Un muro doppio, lungo 700 chilometri, da san Diego a
San Antonio, che attraversa tutta la California. Costerà 1220 milioni di
dollari, anche se le stime più realistiche aggiungono altri sei o ottomila
milioni ulteriori per il completamento dell’opera. Separerà gli Stati Uniti
dal Messico e, soprattutto, le braccia messicane dagli affari statunitensi che
su di esse prosperano. Il presidente Bush ha promulgato ieri la legge che da
il via alla costruzione della muraglia, tra le proteste dei democratici e
quelle dei messicani, alle quali si sono aggiunte le rimostranze dei paesi
dell’America centrale.
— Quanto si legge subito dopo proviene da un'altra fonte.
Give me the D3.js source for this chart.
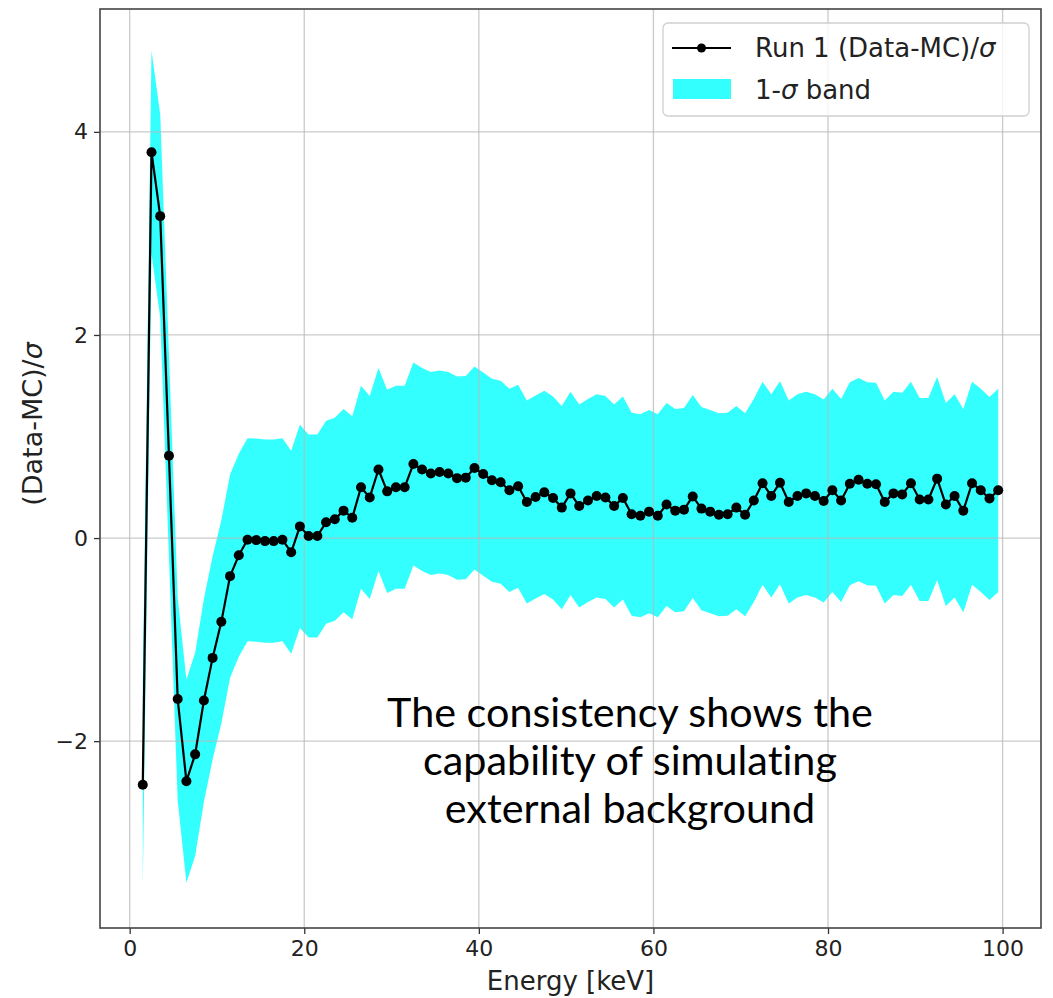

Il governo messicano ha manifestato il suo “profondo
fastidio” per l’iniziativa, esprimendo un “energico rifiuto all’innalzamento
del muro” ed ha sottolineato come la misura “danneggia le relazioni bilaterali
nel loro insieme, essendo contraria allo spirito di cooperazione che deve
prevalere per garantire la sicurezza nella frontiera comune”.
Il Messico, attraverso il presidente del Consiglio dei Diritti Umani delle
Nazioni Unite, Luis Alfonso de Alba, ha comunque annunciato che rivendicherà
il diritto al libero transito, attraverso un progetto di risoluzione
all’Assemblea Generale dell’ONU. Bush ribadisce il via libera al progetto ma,
pur dicendosi convinto che il muro servirà a proteggere le frontiere, molto
più prosaicamente, nelle sue intenzioni servirà anche a regolare i flussi
migratori nella direzione che la supremazia bianca ritiene necessaria, per non
soccombere di fronte all’esplosione demografica dei latinos intervenuta negli
ultimi venti anni.
Il Messico scopre sulla propria pelle la differenza tra l’immigrazione latina
e quella cubana: ai cubani che raggiungono clandestinamente gli Usa arriva la
cittadinanza, gli altri trovano i cani poliziotto, i vigilantes e i muri.
“Serve a proteggere le nostre frontiere” ribadisce Bush che, in un sussulto di
lucidità, si è però detto consapevole che non sarà certo un muro, per lungo e
alto che sia, a fermare l’immigrazione clandestina. Insieme al muro, Bush -
affiancato da Dick Cheney (che, come di consueto, starà già pensando come
assegnare alle sue imprese gli appalti miliardari dei lavori) - ha chiesto al
Congresso e al Senato di approvare una legge specifica sui permessi di lavoro
temporanei per gli immigrati. Anche questa, secondo Bush, servirà a “ridurre
la pressione alle nostre frontiere”. In questa richiesta, che si lega
inscindibilmente alla creazione del muro, emerge tutta la ratio della legge,
che si fonda su un elemento semplice: le braccia a basso costo
dell’immigrazione servono per il tempo che servono e non oltre; devono
funzionare come deterrente nei confronti del costo del lavoro interno, ma non
debbono intaccare i costi sociali che ne derivano; serve il lavoro, non i
lavoratori, i quali hanno obblighi, non diritti. Sono le braccia che
consentono la crescita dell’economia statunitense e la regolamentazione al
ribasso delle politiche salariali.
La politica statunitense verso il Messico conferma così il progetto di fondo
insito nelle relazioni che Washington vuole imporre: da un lato il Nafta e l’Alca
(quest’ultima sostanzialmente seppellita dalla sinistra di governo
latinoamericana), dall’altro i muri. Da un lato esportazioni di merci
eccedenti degli Stati Uniti a drogare i mercati a sud del Rio Grande;
dall’altro l’impossibilità per l’immigrazione latina di accedere al mercato
del lavoro statunitense. Merci libere, persone prigioniere. Il Messico si
conferma essere, secondo gli strateghi Usa, una estensione del mercato
statunitense dove scaricare manufatti di bassa qualità e a basso costo, mentre
si cerca - con la forza - d’imporre dei flussi migratori ridotti per
ricollocare la disoccupazione interna in funzione supplementare a quella mano
d’opera fino ad ora garantita dall’esodo massiccio degli immigrati messicani.
I sondaggi statunitensi non sembrano premiare la scelta dell’Amministrazione,
dal momento che il 53 per cento degli intervistati si dice contrario
all’edificazione del muro, contro il 43 che si dice favorevole. Ma nella sua
politica migratoria, Bush conferma l’essenza stessa delle sue tesi sulla
civiltà: i diritti per i ricchi, i muri per i poveri.